From the Shell Foundation’s perspective, we focus on whether companies are serving our core customer groups and tracking income and gender outcomes. We monitor this through selection criteria and KPIs. Beyond that, we do not direct company strategy.
How do you decide which risks you absorb and which risks you leave with founders or follow-on investors? What does that look like in practice?
Keely: Shell Foundation accepts that impact risk is inherent at early stages, since income and climate outcomes only materialise as companies scale. We manage this through aligned KPIs, selection criteria, and reporting requirements, while founders and future investors continue to carry commercial risk.
How do you price the cost of failure?
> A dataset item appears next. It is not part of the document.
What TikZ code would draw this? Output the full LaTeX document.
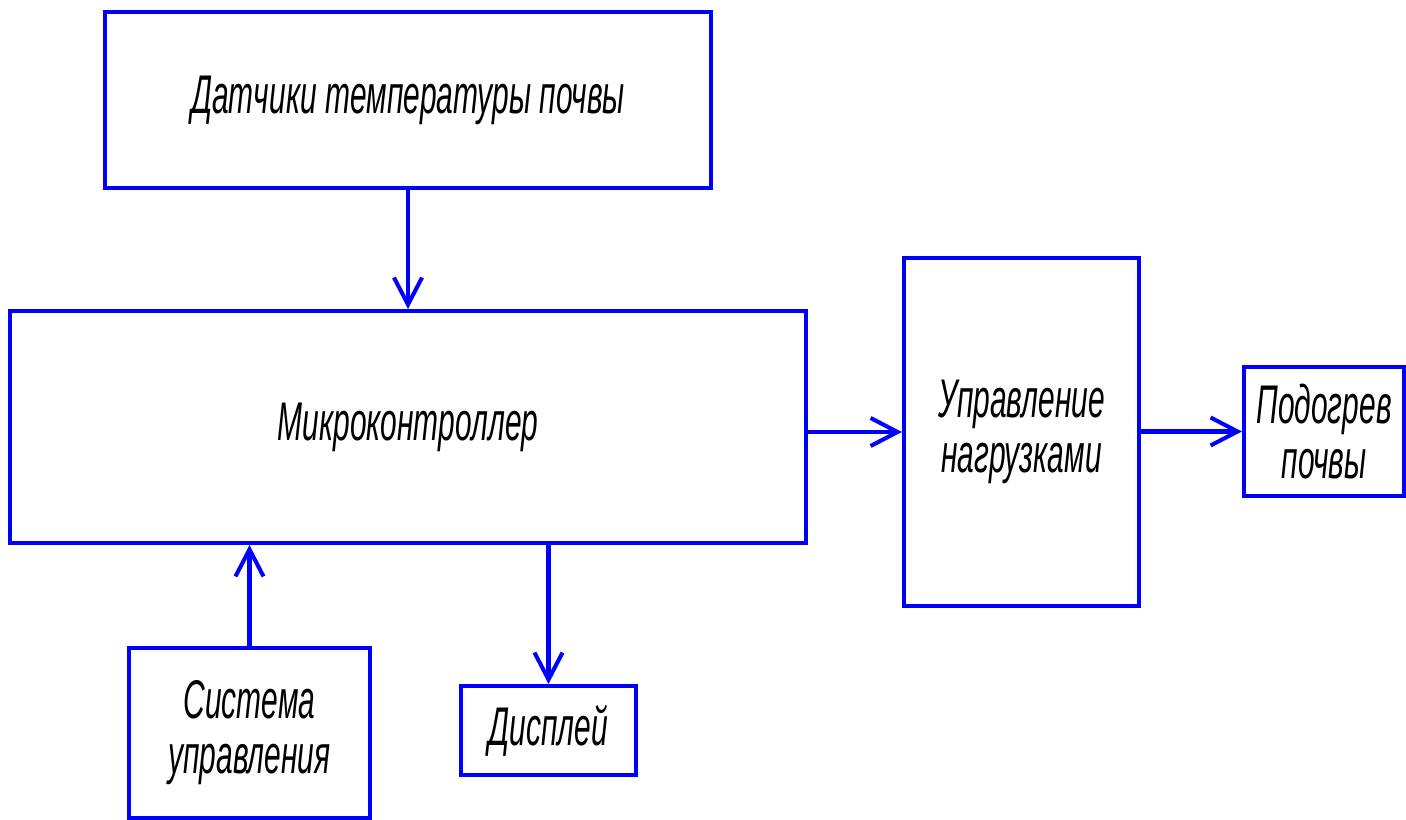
\documentclass[tikz,border=0pt]{standalone}
\usepackage{fontspec}
\newfontfamily\gostfont[FakeStretch=0.55]{Liberation Sans}
\usetikzlibrary{arrows.meta,positioning}
\definecolor{lineblue}{RGB}{0,0,255}
\tikzset{
  block/.style={draw=lineblue, line width=1.15pt, inner sep=2pt, align=center,
                font=\gostfont\itshape\fontsize{15.5}{15.6}\selectfont, text=black},
  flow/.style={-{Straight Barb[length=2.7mm,width=2.8mm]}, lineblue, line width=1.15pt},
}
\begin{document}
\begin{tikzpicture}
  \useasboundingbox (0,0) rectangle (14.06,8.20);
  \node[block,minimum width=6.06cm,minimum height=1.76cm] (sensors) at (4.08,7.20) {Датчики температуры почвы};
  \node[block,minimum width=7.96cm,minimum height=2.32cm] (mcu) at (4.08,3.93) {Микроконтроллер};
  \node[block,minimum width=2.35cm,minimum height=3.48cm] (load) at (10.215,3.88) {Управление\\нагрузками};
  \node[block,minimum width=1.60cm,minimum height=1.29cm] (heater) at (13.24,3.885) {Подогрев\\почвы};
  \node[block,minimum width=2.41cm,minimum height=1.70cm] (ctrl) at (2.495,0.87) {Система\\управления};
  \node[block,minimum width=1.75cm,minimum height=0.89cm] (disp) at (5.485,0.895) {Дисплей};
  \draw[flow] (sensors.south) -- (sensors.south |- mcu.north);
  \draw[flow] (mcu.east |- load.west) -- (load.west);
  \draw[flow] (load.east |- heater.west) -- (heater.west);
  \draw[flow] (ctrl.north) -- (ctrl.north |- mcu.south);
  \draw[flow] (disp.north |- mcu.south) -- (disp.north);
\end{tikzpicture}
\end{document}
When a startup does not scale, what signals do you track to decide whether the model failed or the market was misread?
Keely: We set milestones and stop criteria tied to customer reach, income uplift, and gender outcomes within defined timeframes. These signals help us assess whether challenges stem from execution, market assumptions, or the model itself.
What parts of the value chain do you intervene in most aggressively? Product design, unit economics, governance or market access. Why those layers?
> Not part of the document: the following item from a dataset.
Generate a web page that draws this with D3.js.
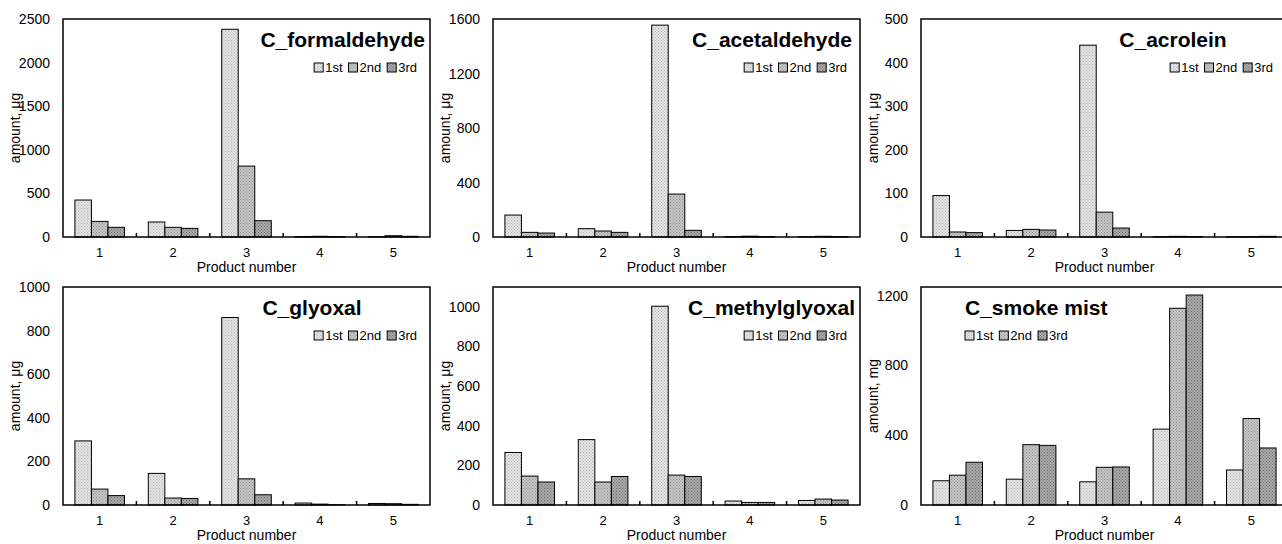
<!DOCTYPE html>
<html>
<head>
<meta charset="utf-8">
<script src="https://cdn.jsdelivr.net/npm/d3@7"></script>
<style>
  body { margin: 0; background: #fff; }
  text { font-family: "Liberation Sans", Arial, sans-serif; fill: #000; }
</style>
</head>
<body>
<script>
// categories and series
const products = [1, 2, 3, 4, 5]
const runs = ['1st', '2nd', '3rd']

// values per run (1st, 2nd, 3rd), one entry per product
const formaldehyde = [[424, 172, 2382, 5, 3], [179, 111, 813, 8, 15], [111, 99, 187, 5, 8]]
const acetaldehyde = [[161, 61, 1555, 3, 2], [34, 44, 315, 6, 5], [29, 34, 49, 3, 3]]
const acrolein = [[95, 15, 440, 0.5, 0.5], [11.5, 17.5, 57, 1.5, 0.8], [10, 16, 20.6, 1, 1.5]]
const glyoxal = [[294, 145, 860, 9, 7], [73, 32, 120, 4, 6], [43, 30, 47, 1, 3]]
const methylglyoxal = [[265, 330, 1003, 20, 23], [146, 116, 151, 13, 30], [116, 144, 144, 13, 25]]
const smokeMist = [[139, 148, 133, 435, 201], [171, 346, 216, 1128, 496], [245, 342, 218, 1204, 327]]

const titles = ['C_formaldehyde', 'C_acetaldehyde', 'C_acrolein', 'C_glyoxal', 'C_methylglyoxal', 'C_smoke mist']
const yLabels = ['amount, μg', 'amount, μg', 'amount, μg', 'amount, μg', 'amount, μg', 'amount, mg']
const yMax = [2500, 1600, 500, 1000, 1100, 1250]
const yTicks = [
  [0, 500, 1000, 1500, 2000, 2500],
  [0, 400, 800, 1200, 1600],
  [0, 100, 200, 300, 400, 500],
  [0, 200, 400, 600, 800, 1000],
  [0, 200, 400, 600, 800, 1000],
  [0, 400, 800, 1200]
]
const series = [formaldehyde, acetaldehyde, acrolein, glyoxal, methylglyoxal, smokeMist]

// layout
const W = 1282, H = 544
const lefts = [63, 493, 921]
const tops = [19, 287]
const pw = 367, ph = 218
// title: [x offset, anchor], legend: [x offset, anchor]
const titlePos = [[362, 'end'], [359, 'end'], [252, 'middle'], [249, 'middle'], [362, 'end'], [44, 'start']]
const legendPos = [[354, 'end'], [354, 'end'], [352, 'end'], [354, 'end'], [354, 'end'], [44, 'start']]

const svg = d3.select('body').append('svg')
    .attr('width', W)
    .attr('height', H)

// stipple fills like the scanned bars
const defs = svg.append('defs')
const fills = [['#e4e4e4', '#b4b4b4'], ['#c6c6c6', '#8e8e8e'], ['#a9a9a9', '#6e6e6e']]
fills.forEach((f, i) => {
  const p = defs.append('pattern')
      .attr('id', 'fill' + i)
      .attr('width', 3).attr('height', 3)
      .attr('patternUnits', 'userSpaceOnUse')
  p.append('rect').attr('width', 3).attr('height', 3).attr('fill', f[0])
  p.append('rect').attr('width', 1).attr('height', 1).attr('fill', f[1])
  p.append('rect').attr('x', 1.5).attr('y', 1.5).attr('width', 1).attr('height', 1).attr('fill', f[1])
})

series.forEach((data, k) => {
  const left = lefts[k % 3], top = tops[Math.floor(k / 3)]
  const g = svg.append('g').attr('transform', `translate(${left},${top})`)

  const x = d3.scaleBand().domain(products).range([0, pw]).paddingInner(0).paddingOuter(0)
  const xs = d3.scaleBand().domain(runs).range([0, x.bandwidth()]).paddingInner(0).paddingOuter(0.72)
  const y = d3.scaleLinear().domain([0, yMax[k]]).range([ph, 0])

  // bars
  runs.forEach((r, i) => {
    g.selectAll('rect.r' + i)
      .data(data[i])
      .enter().append('rect')
        .attr('class', 'r' + i)
        .attr('x', (d, j) => x(products[j]) + xs(r))
        .attr('y', d => y(d))
        .attr('width', xs.bandwidth())
        .attr('height', d => ph - y(d))
        .attr('fill', `url(#fill${i})`)
        .attr('stroke', '#000')
        .attr('stroke-width', 1)
  })

  // frame
  g.append('rect')
      .attr('width', pw).attr('height', ph)
      .attr('fill', 'none')
      .attr('stroke', '#000')
      .attr('stroke-width', 1.5)

  // x ticks between groups, pointing inward
  g.selectAll('line.xt')
    .data(products.slice(1))
    .enter().append('line')
      .attr('x1', d => x(d)).attr('x2', d => x(d))
      .attr('y1', ph).attr('y2', ph - 4)
      .attr('stroke', '#000')
      .attr('stroke-width', 1.5)

  // x labels
  g.selectAll('text.xl')
    .data(products)
    .enter().append('text')
      .attr('x', d => x(d) + x.bandwidth() / 2)
      .attr('y', ph + 20)
      .attr('text-anchor', 'middle')
      .attr('font-size', 13)
      .text(d => d)

  // y labels
  g.selectAll('text.yl')
    .data(yTicks[k])
    .enter().append('text')
      .attr('x', -13)
      .attr('y', d => y(d) + 5)
      .attr('text-anchor', 'end')
      .attr('font-size', 14)
      .text(d => d)

  // axis titles
  g.append('text')
      .attr('x', pw / 2)
      .attr('y', ph + 35)
      .attr('text-anchor', 'middle')
      .attr('font-size', 14)
      .text('Product number')

  g.append('text')
      .attr('transform', `translate(-43,${ph / 2}) rotate(-90)`)
      .attr('text-anchor', 'middle')
      .attr('font-size', 14)
      .text(yLabels[k])

  // panel title
  g.append('text')
      .attr('x', titlePos[k][0])
      .attr('y', 28)
      .attr('text-anchor', titlePos[k][1])
      .attr('font-size', 21)
      .attr('font-weight', 'bold')
      .text(titles[k])

  // legend
  const lg = g.append('g')
  let cx = 0
  runs.forEach((r, i) => {
    lg.append('rect')
        .attr('x', cx).attr('y', 44)
        .attr('width', 9).attr('height', 9)
        .attr('fill', `url(#fill${i})`)
        .attr('stroke', '#000')
    const t = lg.append('text')
        .attr('x', cx + 11)
        .attr('y', 53)
        .attr('font-size', 13)
        .text(r)
    cx += 11 + t.node().getComputedTextLength() + 6
  })
  const lw = cx - 6
  const lx = legendPos[k][1] === 'end' ? legendPos[k][0] - lw : legendPos[k][0]
  lg.attr('transform', `translate(${lx},0)`)
})
</script>
</body>
</html>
Keely: Shell Foundation works across innovation, scaling partnerships, and capital mobilisation. The accelerator reflects this by supporting companies on market validation, product-market fit, expansion, fundraising, and network access, rather than focusing on a single intervention point.
What data do these startups flow back to the Shell Foundation during and after the programme? How is it used to shape future investment theses?
Keely: Companies report on customer numbers, capital mobilised, and emissions avoided. A third-party evaluator assesses income impacts on customers. This data informs future decisions on investing in similar accelerators and funds.
Lastly, at what point does the Shell Foundation step back? What conditions trigger a clean exit from active involvement?
Keely: After the accelerator ends, we review results related to customer reach, funding leveraged, and income impact. Based on that assessment, we may consider follow-on investment.